The hero that day was Coach Combs. In jubilation, the team carried him off the field. His success in 1966 landed him a bigger and better job in Joplin next year and Coach Campbell went with him. The seniors graduated.
The following year we had new coach and new high school and new dressing rooms. Our beloved school counselor and highly-regarded football official, C.F. Russell, retired. I sometimes wonder if ever again there was a halftime pep talk underneath the stadium that now bears his name. The Bulldogs finished 5-5 that year and the 1966 dream season began to fade into history.

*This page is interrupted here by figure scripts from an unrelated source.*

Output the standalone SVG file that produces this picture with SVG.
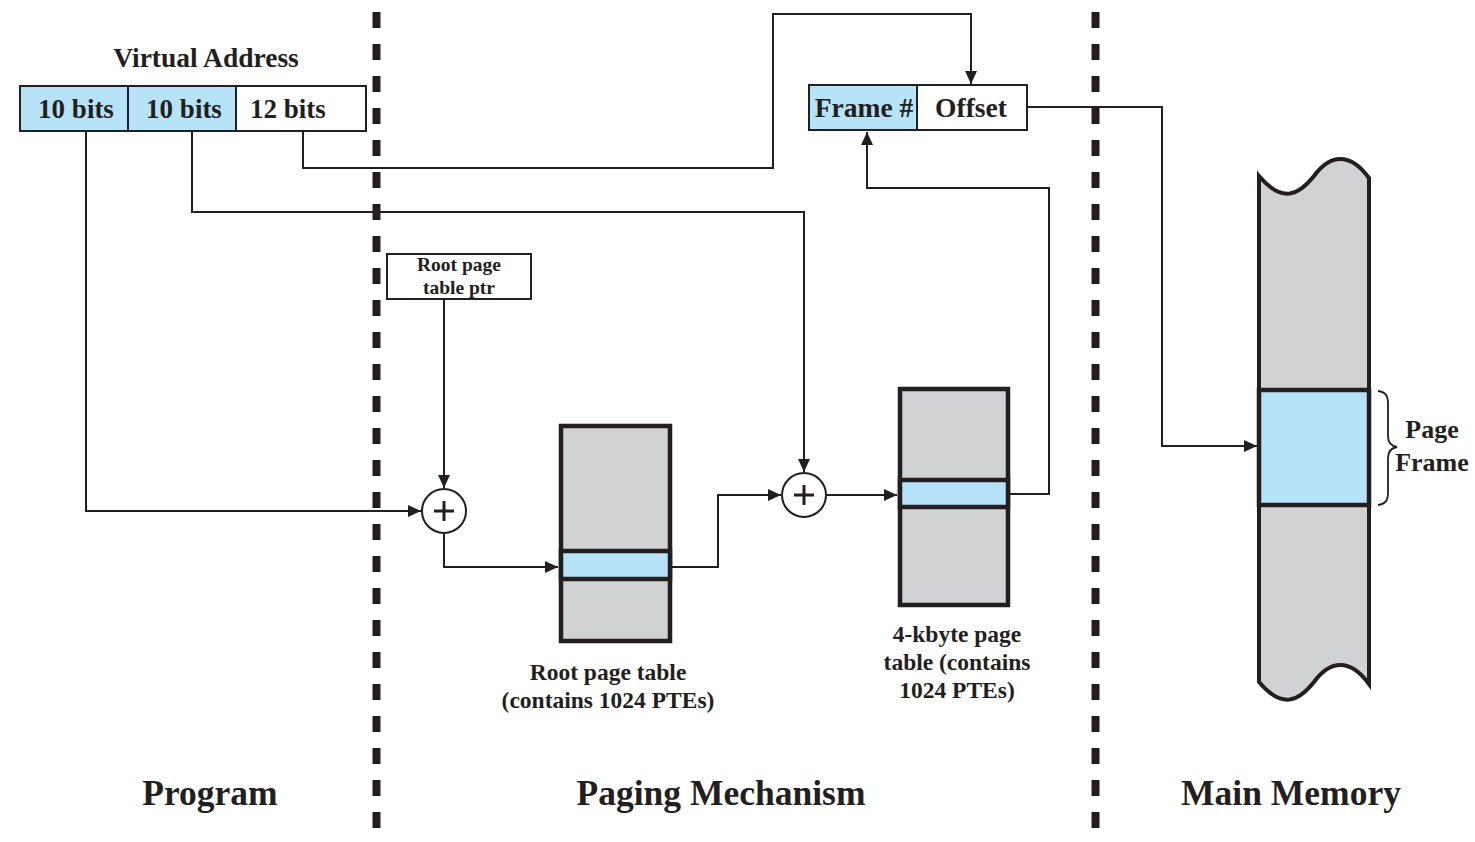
<svg xmlns="http://www.w3.org/2000/svg" width="1475" height="842" viewBox="0 0 1475 842">
<style>
text{font-family:"Liberation Serif","Times New Roman",serif;font-weight:bold;fill:#231f20}
.c{text-anchor:middle}
.ln{fill:none;stroke:#231f20;stroke-width:2}
.box{stroke:#231f20;stroke-width:2}
.tbl{fill:#d1d2d4;stroke:#231f20;stroke-width:4.5}
.band{fill:#b6e3f7;stroke:#231f20;stroke-width:4.5}
.blue{fill:#b6e3f7}
.white{fill:#ffffff}
.dash{stroke:#231f20;stroke-width:8;stroke-dasharray:16 16}
</style>
<defs>
<marker id="ah" markerUnits="userSpaceOnUse" markerWidth="14" markerHeight="12" refX="13" refY="6" orient="auto">
<path d="M0,0 L13,6 L0,12 z" fill="#231f20"/>
</marker>
</defs>
<rect width="1475" height="842" fill="#ffffff"/>

<g id="dividers">
<line class="dash" x1="376.5" y1="12" x2="376.5" y2="828"/>
<line class="dash" x1="1095.5" y1="12" x2="1095.5" y2="828"/>
</g>

<g id="connectors">
<path class="ln" marker-end="url(#ah)" d="M86,131 V511 H421"/>
<path class="ln" marker-end="url(#ah)" d="M192,131 V212 H804 V472"/>
<path class="ln" marker-end="url(#ah)" d="M303,131 V168 H773 V14 H971 V84"/>
<path class="ln" marker-end="url(#ah)" d="M444,300 V488"/>
<path class="ln" marker-end="url(#ah)" d="M444,533 V567 H558"/>
<path class="ln" marker-end="url(#ah)" d="M672,567 H718 V495 H781"/>
<path class="ln" marker-end="url(#ah)" d="M826,495 H897"/>
<path class="ln" marker-end="url(#ah)" d="M1010,494 H1049 V188 H867 V132"/>
<path class="ln" marker-end="url(#ah)" d="M1027,107 H1162 V446 H1257"/>
</g>

<g id="virtual-address">
<text class="c" x="206" y="67" font-size="27.5">Virtual Address</text>
<rect class="box blue" x="20" y="86" width="108" height="45"/>
<rect class="box blue" x="128" y="86" width="108" height="45"/>
<rect class="box white" x="236" y="86" width="130" height="45"/>
<text class="c" x="76" y="118" font-size="27">10 bits</text>
<text class="c" x="184" y="118" font-size="27">10 bits</text>
<text x="250" y="118" font-size="27">12 bits</text>
</g>

<g id="root-ptr">
<rect class="box white" x="387" y="254" width="144" height="45"/>
<text class="c" x="459" y="271" font-size="19.5">Root page</text>
<text class="c" x="459" y="294" font-size="19.5">table ptr</text>
</g>

<g id="adder1">
<circle cx="444" cy="511" r="22" fill="#ffffff" stroke="#231f20" stroke-width="2"/>
<path d="M434,511 H454 M444,501 V521" stroke="#231f20" stroke-width="3"/>
</g>

<g id="root-table">
<rect class="tbl" x="561" y="426" width="109" height="215"/>
<rect class="band" x="561" y="551" width="109" height="28"/>
<text class="c" x="608" y="680" font-size="23.5">Root page table</text>
<text class="c" x="608" y="708" font-size="23.5">(contains 1024 PTEs)</text>
</g>

<g id="adder2">
<circle cx="804" cy="495" r="22" fill="#ffffff" stroke="#231f20" stroke-width="2"/>
<path d="M794,495 H814 M804,485 V505" stroke="#231f20" stroke-width="3"/>
</g>

<g id="page-table">
<rect class="tbl" x="900" y="389" width="108" height="216"/>
<rect class="band" x="900" y="480" width="108" height="27"/>
<text class="c" x="957" y="642" font-size="23.5">4-kbyte page</text>
<text class="c" x="957" y="670" font-size="23.5">table (contains</text>
<text class="c" x="957" y="698" font-size="23.5">1024 PTEs)</text>
</g>

<g id="physical-address">
<rect class="box blue" x="809" y="85" width="108" height="45"/>
<rect class="box white" x="917" y="85" width="110" height="45"/>
<text class="c" x="864" y="117" font-size="27.5">Frame #</text>
<text class="c" x="971" y="117" font-size="27.5">Offset</text>
</g>

<g id="main-memory">
<path d="M1259,176 C1282,203 1298,196 1314,176 C1330,154 1350,152 1369,178 V684 C1350,658 1330,660 1314,682 C1298,702 1282,709 1259,682 Z" fill="#d1d2d4" stroke="#231f20" stroke-width="4"/>
<rect x="1259" y="390" width="110" height="115" fill="#b6e3f7" stroke="#231f20" stroke-width="4.5"/>
<path d="M1378,391 C1386,392 1388,396 1388,404 V436 C1388,443 1391,446 1397,447 C1391,448 1388,451 1388,458 V492 C1388,500 1386,504 1378,505" fill="none" stroke="#231f20" stroke-width="1.8"/>
<text class="c" x="1432" y="438" font-size="26">Page</text>
<text class="c" x="1432" y="471" font-size="26">Frame</text>
</g>

<g id="section-labels">
<text class="c" x="210" y="805" font-size="35.5">Program</text>
<text class="c" x="721" y="805" font-size="35.5">Paging Mechanism</text>
<text class="c" x="1291" y="805" font-size="35.5">Main Memory</text>
</g>
</svg>
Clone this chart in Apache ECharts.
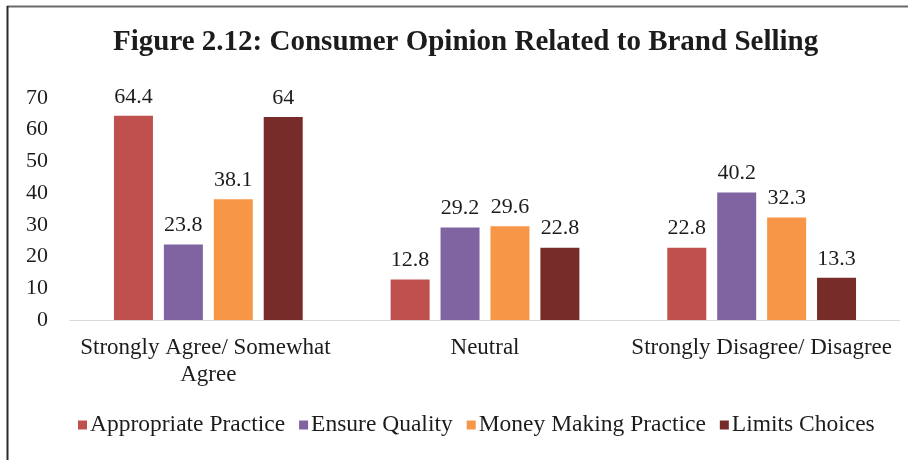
<!DOCTYPE html>
<html>
<head>
<meta charset="utf-8">
<style>
  html, body { margin: 0; padding: 0; background: #ffffff; }
  #chart { width: 908px; height: 460px; }
</style>
<script src="https://cdn.jsdelivr.net/npm/echarts@6/dist/echarts.min.js"></script>
</head>
<body>
<div id="chart"></div>
<script>
// Survey responses (%) by opinion group
const categories = ['Strongly Agree/ Somewhat Agree', 'Neutral', 'Strongly Disagree/ Disagree'];
const seriesNames = ['Appropriate Practice', 'Ensure Quality', 'Money Making Practice', 'Limits Choices'];
const appropriatePractice = [64.4, 12.8, 22.8];
const ensureQuality = [23.8, 29.2, 40.2];
const moneyMakingPractice = [38.1, 29.6, 32.3];
const limitsChoices = [64, 22.8, 13.3];
const yTicks = { min: 0, max: 70, interval: 10 };

const serif = "'Liberation Serif', 'Times New Roman', 'DejaVu Serif', serif";
const textColor = '#1c1c1c';
const palette = ['#C0504D', '#8064A2', '#F79646', '#772C2A'];
const values = [appropriatePractice, ensureQuality, moneyMakingPractice, limitsChoices];

const chart = echarts.init(document.getElementById('chart'), null, { renderer: 'canvas' });

chart.setOption({
  animation: false,
  backgroundColor: '#ffffff',
  color: palette,
  title: {
    text: 'Figure 2.12: Consumer Opinion Related to Brand Selling',
    left: 113,
    top: 28,
    padding: 0,
    textStyle: { fontFamily: serif, fontSize: 29, fontWeight: 'bold', color: textColor }
  },
  legend: {
    data: seriesNames,
    left: 78,
    top: 413,
    padding: 0,
    icon: 'rect',
    itemWidth: 9,
    itemHeight: 9,
    itemGap: 14,
    textStyle: { fontFamily: serif, fontSize: 23.5, color: textColor, padding: [0, 0, 0, -2] }
  },
  grid: { left: 70, right: 8, top: 98, bottom: 140, containLabel: false },
  xAxis: {
    type: 'category',
    data: categories,
    axisLine: { show: true, lineStyle: { color: '#D9D9D9', width: 1 } },
    axisTick: { show: false },
    axisLabel: {
      interval: 0,
      margin: 14,
      fontFamily: serif,
      fontSize: 23,
      lineHeight: 27,
      color: textColor,
      width: 272,
      overflow: 'break'
    }
  },
  yAxis: {
    type: 'value',
    min: yTicks.min,
    max: yTicks.max,
    interval: yTicks.interval,
    axisLine: { show: false },
    axisTick: { show: false },
    splitLine: { show: false },
    axisLabel: { margin: 22, fontFamily: serif, fontSize: 22, color: textColor }
  },
  series: seriesNames.map((name, i) => ({
    name: name,
    type: 'bar',
    data: values[i],
    barWidth: 39,
    barGap: '28%',
    itemStyle: { color: palette[i] },
    label: {
      show: true,
      position: 'top',
      distance: 8,
      fontFamily: serif,
      fontSize: 22,
      color: textColor
    }
  })),
  graphic: [
    {
      type: 'line',
      silent: true,
      shape: { x1: 7, y1: 6.5, x2: 908, y2: 6.5 },
      style: { stroke: '#6a6a6a', lineWidth: 2 }
    },
    {
      type: 'line',
      silent: true,
      shape: { x1: 7.5, y1: 6, x2: 7.5, y2: 460 },
      style: { stroke: '#2a2a2a', lineWidth: 2 }
    }
  ]
});
</script>
</body>
</html>
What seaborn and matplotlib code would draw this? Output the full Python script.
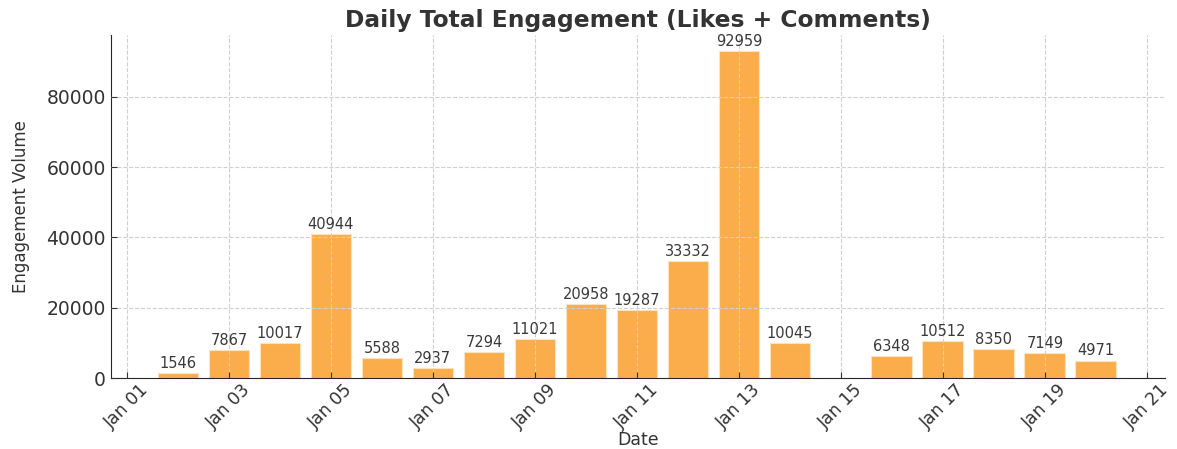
import pandas as pd
import seaborn as sns
import matplotlib.pyplot as plt
import matplotlib.dates as mdates

# Data (Jan 15 has no bar)
dates = ["2024-01-02", "2024-01-03", "2024-01-04", "2024-01-05", "2024-01-06",
         "2024-01-07", "2024-01-08", "2024-01-09", "2024-01-10", "2024-01-11",
         "2024-01-12", "2024-01-13", "2024-01-14", "2024-01-16", "2024-01-17",
         "2024-01-18", "2024-01-19", "2024-01-20"]
engagement = [1546, 7867, 10017, 40944, 5588, 2937, 7294, 11021, 20958, 19287,
              33332, 92959, 10045, 6348, 10512, 8350, 7149, 4971]

df = pd.DataFrame({"date": pd.to_datetime(dates), "engagement": engagement})
df["x"] = mdates.date2num(df["date"])

sns.set_style("ticks")
plt.rcParams['font.family'] = ['DejaVu Sans']

fig, ax = plt.subplots(figsize=(11.77, 4.49), dpi=100)
fig.subplots_adjust(left=0.094, right=0.99, top=0.922, bottom=0.158)

sns.barplot(data=df, x="x", y="engagement", native_scale=True, width=0.8,
            color="#FAAD4A", saturation=1, edgecolor="#FCE3C0", linewidth=0.8, ax=ax)

# value labels
for xv, yv in zip(df["x"], df["engagement"]):
    ax.text(xv, yv + 600, f"{yv}", ha="center", va="bottom", fontsize=10.5, color="#3a3a3a")

ax.xaxis.set_major_locator(mdates.DayLocator(bymonthday=range(1, 32, 2)))
ax.xaxis.set_major_formatter(mdates.DateFormatter("%b %d"))
ax.set_xlim(mdates.date2num(pd.Timestamp("2024-01-01")) - 0.32,
            mdates.date2num(pd.Timestamp("2024-01-21")) + 0.36)
ax.set_ylim(0, 97600)

ax.grid(True, linestyle="--", color="#d0d0d0", linewidth=0.8)
ax.set_axisbelow(False)
sns.despine(ax=ax)
ax.tick_params(direction="in", colors="#333333", labelsize=12.5, length=4)
ax.tick_params(axis="y", labelsize=13.5)
ax.tick_params(axis="x", labelrotation=45, pad=2)
for lbl in ax.get_xticklabels():
    lbl.set_ha("center")

ax.set_title("Daily Total Engagement (Likes + Comments)", fontsize=16.8,
             fontweight="bold", color="#333333")
ax.set_xlabel("Date", fontsize=12.5, color="#333333", labelpad=-1)
ax.set_ylabel("Engagement Volume", fontsize=12, color="#333333", labelpad=12)

plt.savefig("out.png", dpi=100)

After graduation I left Trenton, and eventually made my way to Californi., bringing with me a box of clippings, photos, varsity letters, yearbooks and awards. Over the years I’ve shown them to my kids and tried my best to explain how it felt; what it was like to have perfect season. But to them it was a time long-ago, the uniforms looked funning, my shoes were high tops and, well, it’s just Dad reminiscing.
So I have pondered: were the 1966 Bulldogs good enough to go undefeated today and win the state championship? No, we weren’t trained or equipped to compete in the modern game. That was then, this is now.
But perhaps a better question might be this: could this year’s Missouri State Champions go back in time and beat the 1966 Bulldogs? I know if we were to ask Coach Combs that question he’d say, “No way. They’d be crying for water like little girls before the end of the first half.”